The launch of the mandatory meal plan next year is first applied only to first year students living on residence. You may not care about food services, or the mandatory meal plan. But don’t expect to be using the cafeteria to study anymore. It will now be the Dining Hall, and unless you have Meal Plan or Flex-cash card, you will not be getting in. The barrier to entry will be at least $10. I would encourage you to enjoy this well-lit, social study space before it disappears into UNBC’s new revenue machine.
While I pity the first year residence student who has to get dressed and walk in -25° weather to get breakfast in the morning, it will not affect me that much either. I choose to dine at the Moose and get my coffee at Degrees. But the first year student on residence does not have the option. The new mandatory meal plan will also include removing kitchenettes in the dorms to replace them with an additional bedroom.

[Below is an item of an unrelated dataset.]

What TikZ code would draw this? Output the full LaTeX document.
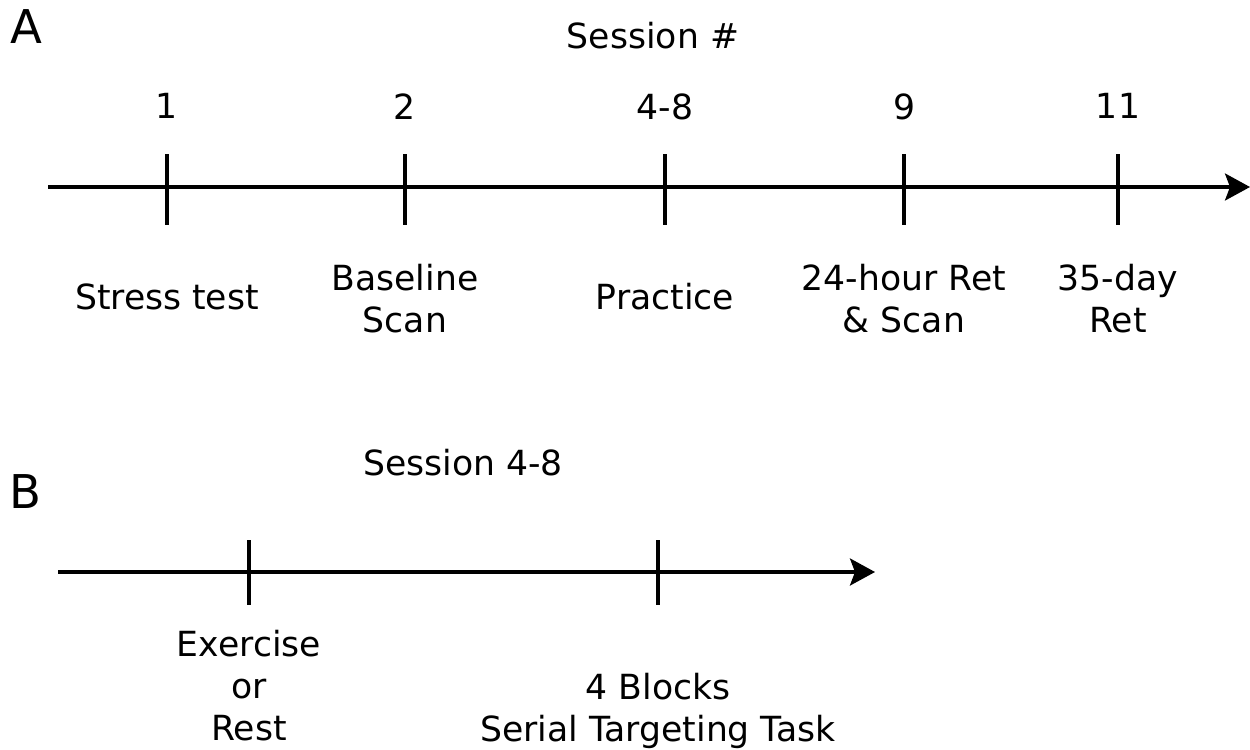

We’re going to pack ’em in folks!
Some students saw the kitchens in residence as an attractive feature. It was a factor in the decision process that added weight to their choice to come to UNBC. This new Food Services Plan places UNBC in the same food service ranks of every other university in North America with meal-plans. For a university that positions itself on its unique qualities, one feature that draws students may now be a null point.